You don't have the same knowledge of the reservoir. In the U. S, of course, the U. S. Had been drilled for decades decades and there was an awful lot of reservoir knowledge.
That is not the case in Europe. In the U. S, we have a lot of service providers and a lot of infrastructure. In Europe that is not the case. We have well established fiscal and political regimes here.
As it relates to hydrocarbons, that's not always the case in Europe. And so there are a number of differences between development opportunity.
Okay. Just a quick one on KeyMet. Is it still your stance that you will only move forward with the project if you can get crude linked offtake?
It's our yes, our belief is that selling Kitimat gas into an Asian market will require, I guess, I would say, economic provisioning that will underpin the asset investment. And in our belief, the best mechanism for doing that is the oil linked contract. So we believe that that will continue to be the basis that will be needed to spur on the investment for new LNG developments like AkitaMat.
All right. Appreciate it, guys.
Okay. Thank you.
I am showing one follow-up from Paul Cheng with Barclays Capital. Please go ahead.
Hey, Pat, 2 quick ones actually. 1 in Page 10 of your presentation you show in the U. S. Downstream a negative bar of $190,000,000 and you're saying that primarily relate to the downtime. Is that just the repay cost or that's including your estimate of the opportunity cost?
And if you not include the opportunity cost, do you have a rough estimate that how big that may be?
No. I mean, this is I mean, it's an analytical derivation to get you the volume bar. And what we're really trying to say there is that the compared to last quarter and the volumes that we had running through the equipment and the margins that were achieved back then relative to this quarter and the margins achieved this year, we break that out between the volume and margin analysis here, variance analysis. And that's really just trying to say that the primary driver for poor U. S.
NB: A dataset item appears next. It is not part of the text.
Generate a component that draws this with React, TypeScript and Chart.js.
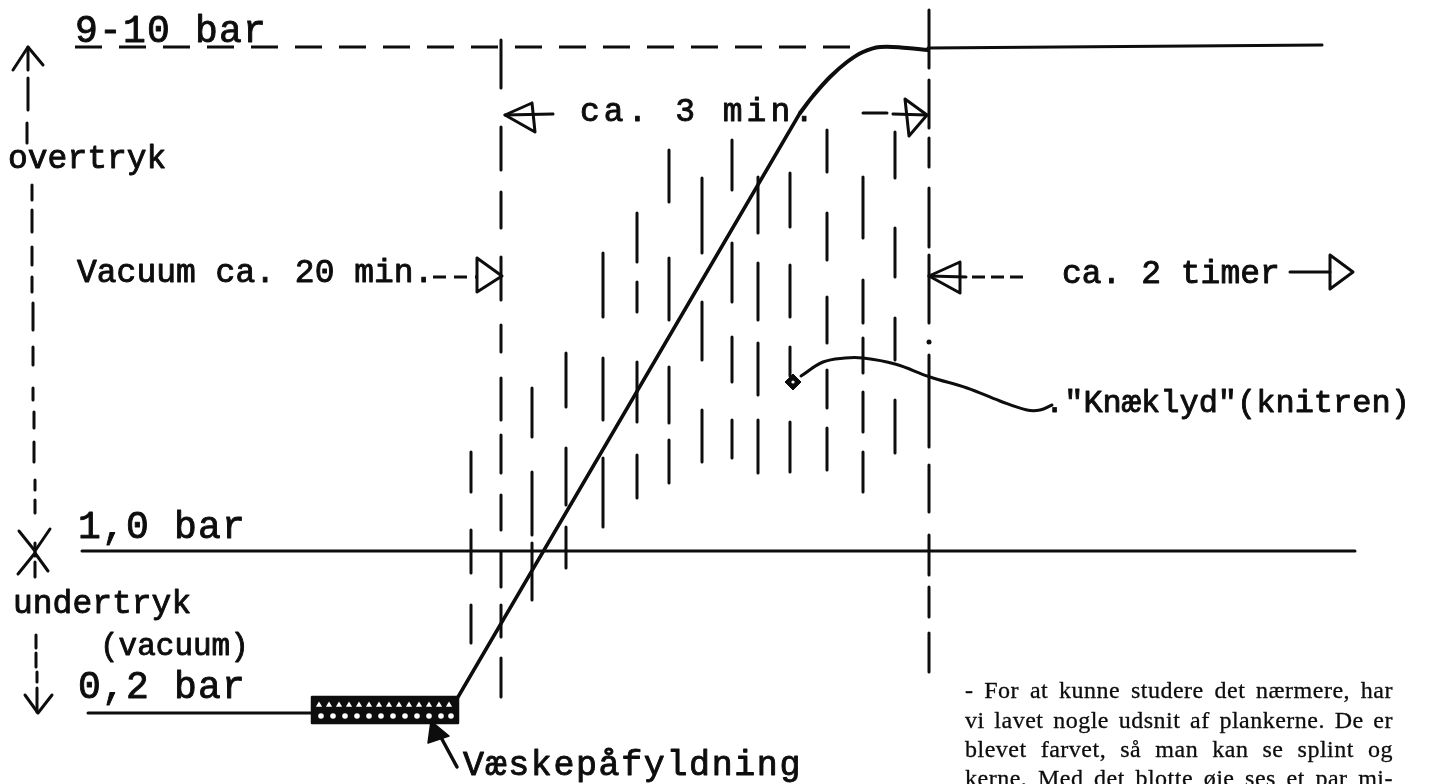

Downstream earnings really had to do with having so much of our equipment down Pascagoula, Richmond, El Segundo.
So that's the estimated opportunity cost to you?
No.
That's fine. I will just follow-up with Jeff Q1 from an inventory level, are you roughly balanced or at a normal level or that you are underneath or overnicked? And do you have any underneath over lift in the Q1 also?
So we're Paul, we're slightly over lifted, but it's immaterial. It's less than 0.5 percent in the Q1.
How about at the end of the quarter? Are you roughly balanced?
Well, that is the end of the year.
That is the end of the year.
Oh, that
is How about in the Q1, did you have any over lift or under lift at all?
Well, like I said, we were slightly over lifted, but less than 0.5%. So it's not material to our results.
Okay. Thank you.
I'm not showing any other questions. Thank you.
Okay. Then I'd like to thank everybody for your participation here today, especially for the folks who asked the questions. With that, again, I'll reiterate my appreciation for your interest in the company and I wish you well for the day. Thank you.
Thank you. Ladies and gentlemen, this concludes Chevron's Q1 2013 earnings conference call. You may now disconnect.